I considered going dark today to protest the Stop Online Piracy Act (along with Boing Boing, Reddit and Wikipedia), but I decided not to for two reasons. First, I don't think little sites like Litkicks will make much impact at all by going dark. You've got to be pretty huge to pull something like this off effectively. Second, my favorite President has already signaled that he will veto the bad bill, so I'll save my protest for the next good cause. And here are some literary links, many of which seem to revolve around the classics:
1. We were with her a quarter of an hour before Eliz. & Louisa, hot from Mrs Baskerville's Shop, walked in; -- they were soon followed by the Carriage, & another five minutes brought Mr Moore himself, just returned from his morn'g ride. Well! -- & what do I think of Mr Moore? -- I will not pretend in one meeting to dislike him, whatever Mary may say; but I can honestly assure her that I saw nothing in him to admire. -- His manners, as you have always said, are gentlemanlike -- but by no means winning. Most of the letters in the new collection by the genius of Steventon, England, Jane Austen, are not this juicy, but the mundanity of the writer's daily routine is also valuable to read about, and the sickness-to-death letters towards the end are quietly, tragically moving. Jane Austen's Letters, the Fourth Edition, edited by Deirdre Le Faye.

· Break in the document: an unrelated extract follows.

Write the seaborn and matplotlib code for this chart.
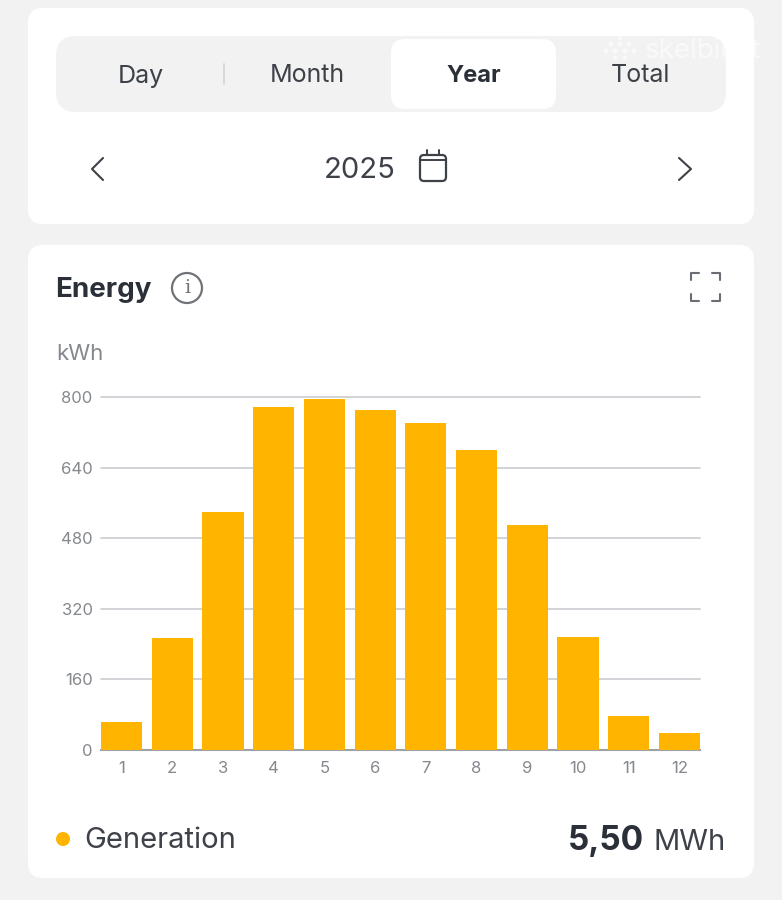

2. James Franco, who was pretty good as Allen Ginsberg in Howl, has made another film based on the life of a 20th Century poet: The Broken Tower, about Hart Crane. Slate isn't impressed, but I'll give it a chance.
3. Ezra Pound's daughter Mary De Rachewitz is trying to make sense of her father's fascist past while protesting an Italian neo-fascist party that has attempted to adopt his name.
4. Undead is a brisk exploration into the life and meaning of Bram Stoker's Dracula, with an emphasis on Stoker's Irish roots (Irophile Frank Delaney's specialty) as manifested in the groundbreaking Gothic tale.
5. The Quixotic Search for Cervantes's Bones, by Kristopher Jansma
6. If I had time I'd read Ben Jonson: A Life by Ian Donaldson, a thick new biography, if nothing else than for the context into the Guy Fawkes gunpowder plot of 1605 which he was at one time implicated in. Alas, I have too many other books to read, but maybe you'll enjoy it.
7. Katharine Weber does yoga.
8. Forgotten Writers: The Novels of John P. Marquand. Never heard of the guy. Which I guess is the whole point of "Forgotten Writers".
9. Henry Miller & Anais Nin Share Dream Diary Advice. The title says it all.
12. Alan Moore is featured in V for Vendetta: The Man Behind The Mask.
13. A Baltimore, Maryland theater group called the Mobtown Players are putting on Jean-Paul Sartre's No Exit (a favorite play of mine, which should be revived more often).
14. Orhan Pamuk and Kiran Desai make a very nice couple.
15. Book Boroughing is a new literary events listing site for New York City.
It's not dark yet. But it's getting there.